If a storm like Harvey hits the region this summer or fall, the long road to recovery will be littered with even more obstacles than in years past.
For one, this year, much of the application process may go virtual. While it’s the safest way to slow the spread of COVID-19 for both government employees and residents, some community advocates and experts are worried that could leave low-income residents even further behind than before. The pandemic has revealed the depths of the digital divide in cities like Houston, as well as rural areas which have long struggled with broadband access.
After Harvey, Robert Holley volunteered with an organization called Fair Housing and Neighborhood Rights to help residents fill out the complicated aid applications. In his northwest Houston neighborhood, the passage of time is evident by the wear and tear on the blue tarps that still dot the rooftops: The newer ones are from Harvey, in 2017, and the shoddier ones are from Ike, in 2008. In years past, low income neighborhoods and neighborhoods of color have had disproportionately high denial rates for relief and recovery programs. An analysis from Texas Housers found that after Harvey, FEMA turned down 26 percent of all homeowners who applied for assistance, but that number rose to 40 percent for those with an annual income between $15,000 to $30,000. The applications were denied for a host of reasons—in some instances, the properties weren’t worth enough to be repaired; in others, homeowners couldn’t confirm occupancy or provide proper identification.
The aid application process requires stacks of documentation, Holley says: everything from property tax records and deeds to flood insurance paperwork. “People aren’t always aware of what documents they need,” he says, and when a storm knocks out power and the internet for days at a time, it makes it even more difficult to figure out what documents need to be salvaged. “And then they’ll need to have those documents scanned and saved to a computer or phone. You have to dot all the I’s and cross all the T’s—one mistake will cost you.” What’s more, Holley says, Houston has not yet demonstrated it can provide virtual aid to low-income residents in recent months. When Houston announced a $15 million relief fund for renters who faced unemployment due to the pandemic, the application site crashed in less than an hour as hundreds of thousands of people attempted to apply for aid. (A similar program through Harris County doled out $30 million in two phases, without reports of technical issues.)

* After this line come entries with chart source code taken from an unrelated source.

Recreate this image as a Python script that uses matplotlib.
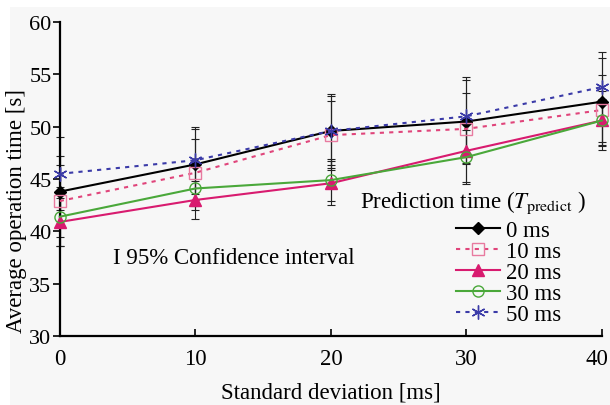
import numpy as np
import matplotlib.pyplot as plt
import matplotlib.transforms as mtransforms
from matplotlib.patches import Rectangle

# Data
std_dev = [0, 10, 20, 30, 40]
labels = ['0 ms', '10 ms', '20 ms', '30 ms', '50 ms']

t_0 = [43.8, 46.4, 49.6, 50.5, 52.4]
t_10 = [42.9, 45.6, 49.2, 49.8, 51.6]
t_20 = [40.9, 43.0, 44.6, 47.7, 50.6]
t_30 = [41.4, 44.1, 44.9, 47.1, 50.6]
t_50 = [45.5, 46.8, 49.6, 51.0, 53.8]

err_0 = [3.4, 3.4, 3.5, 4.0, 4.2]
err_10 = [3.4, 3.2, 3.3, 3.4, 3.3]
err_20 = [2.3, 1.8, 2.1, 3.0, 2.8]
err_30 = [2.8, 2.1, 2.0, 2.6, 2.1]
err_50 = [3.5, 3.2, 3.3, 3.8, 3.3]

series = [t_0, t_10, t_20, t_30, t_50]
errors = [err_0, err_10, err_20, err_30, err_50]

plt.rcParams['font.family'] = ['Liberation Serif', 'DejaVu Serif']
plt.rcParams['mathtext.fontset'] = 'stix'

bg = '#f7f7f7'
fig = plt.figure(figsize=(6.1, 4.06), dpi=100, facecolor='white')
# light grey page area, white strip on top and left like the scan
fig.patches.append(Rectangle((10 / 610, 0), 1, 1 - 8 / 406, transform=fig.transFigure,
                             facecolor=bg, edgecolor='none', zorder=-10))
ax = fig.add_axes([0.098, 0.17, 0.889, 0.773])
ax.set_facecolor(bg)

# error bars first (black, thin)
for vals, err in zip(series, errors):
    ax.errorbar(std_dev, vals, yerr=err, fmt='none', ecolor='#222222',
                elinewidth=0.8, capsize=3, capthick=0.8, clip_on=False, zorder=2)

styles = [
    dict(color='black', linestyle='-', marker='D', markersize=6,
         markerfacecolor='black', markeredgecolor='black'),
    dict(color='#e0457b', linestyle=(0, (2, 2.5)), marker='s', markersize=8,
         markerfacecolor='none', markeredgecolor='#e87aa0'),
    dict(color='#d81b6f', linestyle='-', marker='^', markersize=8,
         markerfacecolor='#d81b6f', markeredgecolor='#d81b6f'),
    dict(color='#4aa83a', linestyle='-', marker='o', markersize=8,
         markerfacecolor='none', markeredgecolor='#4aa83a'),
    dict(color='#3b3ba8', linestyle=(0, (2, 2.5)), marker=(6, 2, 0), markersize=10,
         markerfacecolor='none', markeredgecolor='#3b3ba8'),
]
for vals, lab, st in zip(series, labels, styles):
    ax.plot(std_dev, vals, label=lab, linewidth=1.5, markeredgewidth=1.0,
            clip_on=False, zorder=3, **st)

ax.set_xlim(0, 40)
ax.set_ylim(30, 60)
ax.set_xticks([0, 10, 20, 30, 40])
ax.set_yticks([30, 35, 40, 45, 50, 55, 60])
ax.spines['top'].set_visible(False)
ax.spines['right'].set_visible(False)
ax.spines['left'].set_linewidth(1.6)
ax.spines['bottom'].set_linewidth(1.6)
ax.tick_params(axis='y', direction='out', length=5, width=1.2, labelsize=16, pad=1)
ax.tick_params(axis='x', direction='in', length=5, width=1.2, labelsize=16.5, pad=9)

# nudge the last x tick label so it stays inside the picture
last = ax.get_xticklabels()[-1]
last.set_transform(last.get_transform() +
                   mtransforms.ScaledTranslation(-5 / 100, 0, fig.dpi_scale_trans))

ax.set_xlabel('Standard deviation [ms]', fontsize=16.5, labelpad=9)
ax.set_ylabel('Average operation time [s]', fontsize=16.5, labelpad=0)
ax.yaxis.set_label_coords(-0.06, 0.40)

ax.text(0.098, 0.25, 'I 95% Confidence interval', transform=ax.transAxes,
        fontsize=16.5, va='center', ha='left')

fig.text(473 / 610, 1 - 203 / 406, r'Prediction time ($T_{\mathrm{predict}}$ )',
         fontsize=16.5, ha='center', va='center')
ax.legend(loc='upper left', bbox_to_anchor=(456 / 610, 1 - 221 / 406),
          bbox_transform=fig.transFigure, frameon=False,
          fontsize=16.5, handlelength=1.9, handletextpad=0.3, labelspacing=0.0,
          borderpad=0, borderaxespad=0)

fig.savefig('out.png', dpi=100, facecolor=fig.get_facecolor())
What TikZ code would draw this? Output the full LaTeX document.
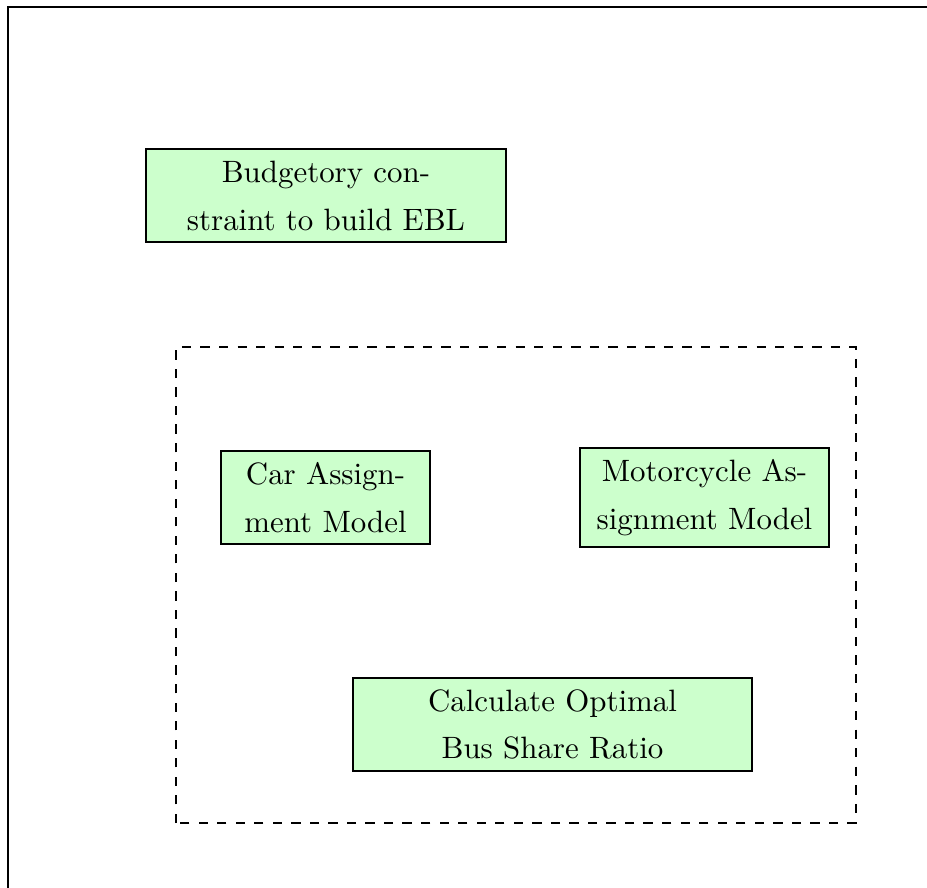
\documentclass[tikz,border=0pt]{standalone}
\usepackage{tikz}

\begin{document}
\begin{tikzpicture}[
    block/.style={draw, fill=green!20, align=center, inner sep=0pt,
                  minimum height=1.058cm,
                  font=\fontsize{10}{15.5}\selectfont}]
\useasboundingbox (0,0) rectangle (10.545,10.101);
\coordinate (fb) at (0.091,0);
\coordinate (fc) at (0.091,10.02);
\coordinate (fr) at (10.545,10.02);
\draw (fb) -- (fc) -- (fr);
\node[block, minimum width=4.095cm] (budget) at (3.708,7.877) {Budgetory con-\\straint to build EBL};
\node[block, minimum width=2.377cm] (car) at (3.703,4.442) {Car Assign-\\ment Model};
\node[block, minimum width=2.832cm, minimum height=1.126cm] (moto) at (8.014,4.442) {Motorcycle As-\\signment Model};
\node[block, minimum width=4.539cm] (calc) at (6.285,1.860) {Calculate Optimal\\Bus Share Ratio};
\draw[semithick, dashed] (2.002,0.739) rectangle (9.737,6.154);
\end{tikzpicture}
\end{document}
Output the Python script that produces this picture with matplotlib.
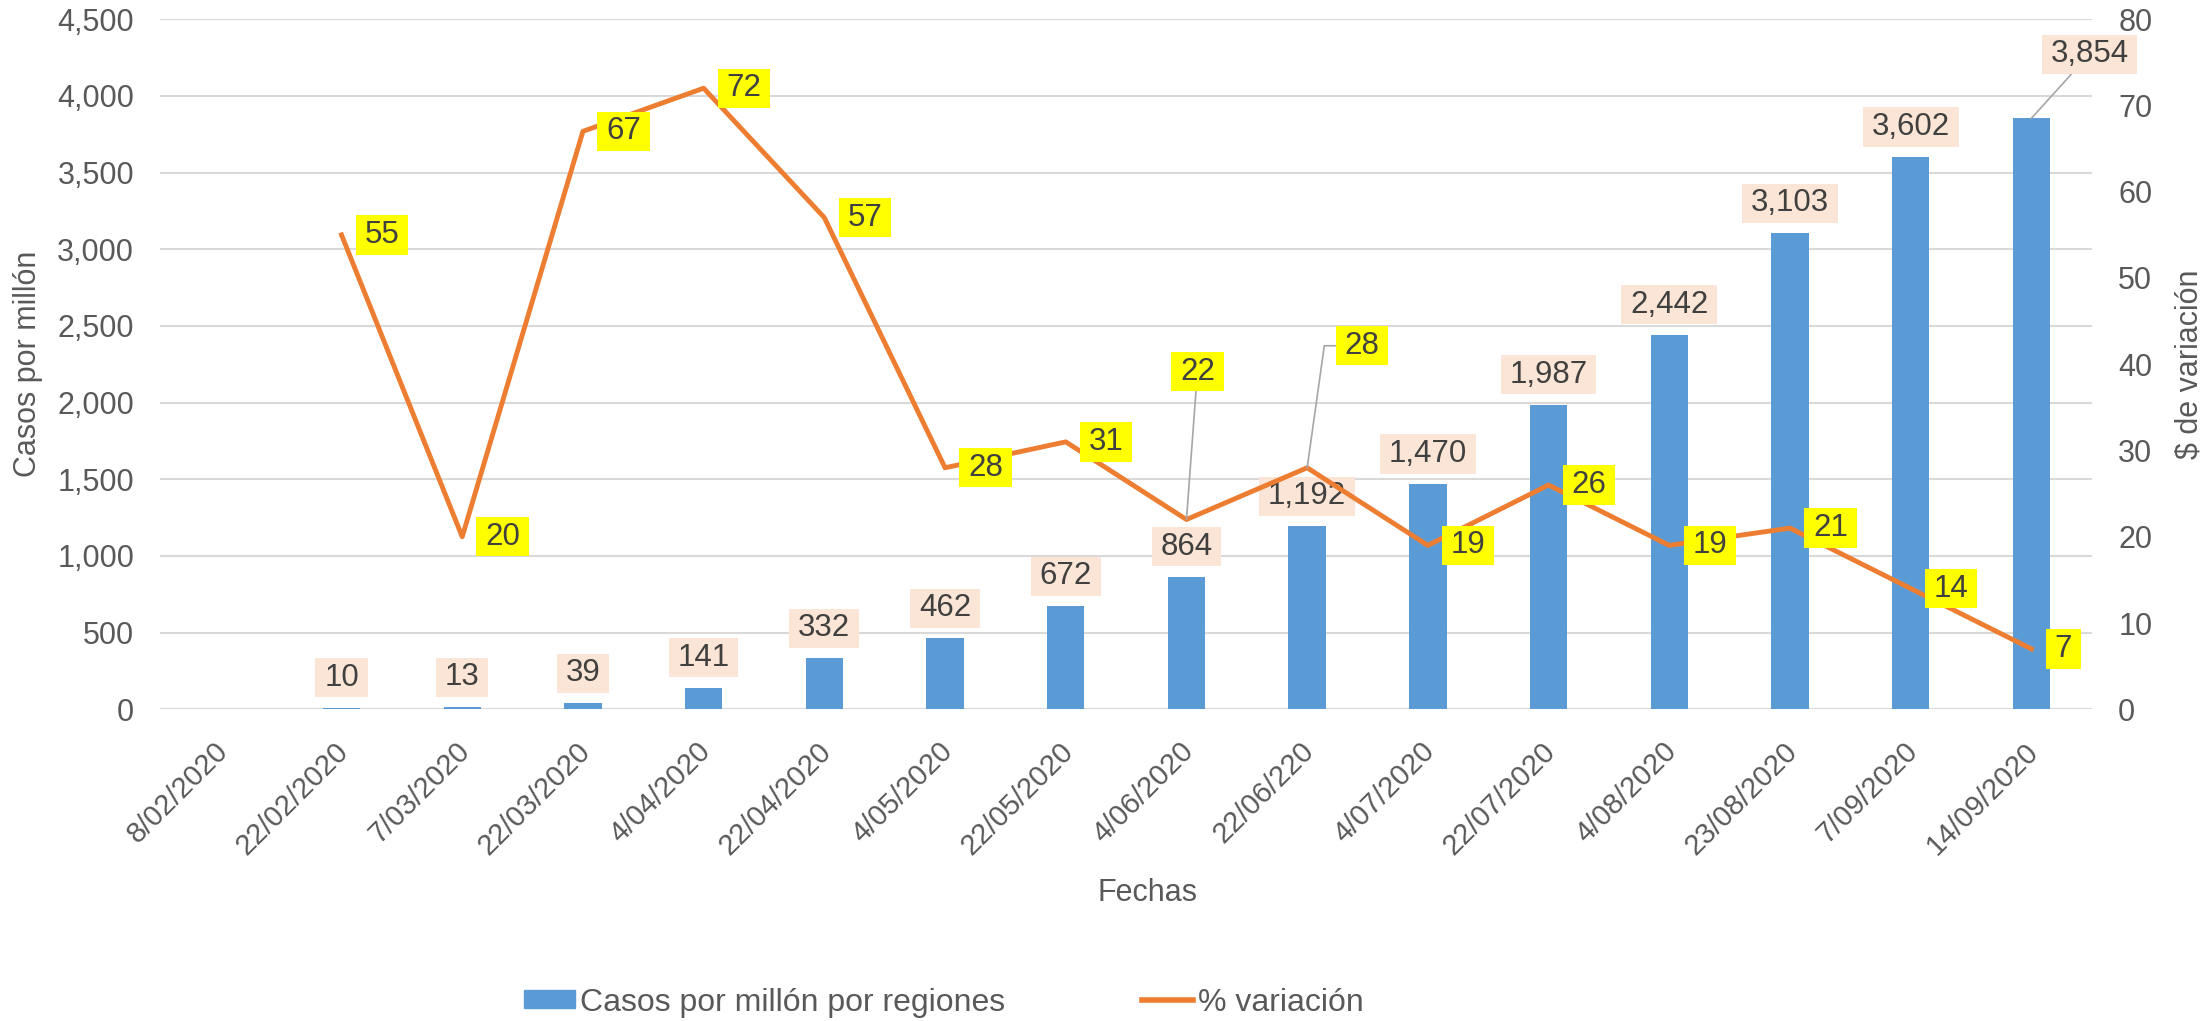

“The internet is a young person’s passion,” says Steveson, from the Fifth Ward. Though many older community members are still trying to stay connected digitally, she says it’s already been a struggle to adjust to Zoom calls and teleconferencing.
“It seems like a bad choice either way,” says Jennifer Trivedi, a research scientist at the University of Delaware’s Disaster Research Center. “You [might] leave people behind virtually, but doing in-person applications is dangerous for both residents and government employees.” Like many other parts of the federal disaster management plan, FEMA can use its discretion when deciding on the best approach in certain regions. In areas where the risk of spreading COVID-19 is lower, the agency might decide to send more employees on the ground, Trivedi says. But given that Harris County is reporting hundreds of new cases every day, that seems unlikely in large swaths of the state—particularly if the state won’t issue a new stay-at-home order, or enforce its own orders to wear masks and reduce large social gatherings.
In this little slice of southeast Texas, it seems like the storms never stop. “We will be struggling like a son of a gun,” Stevenson says.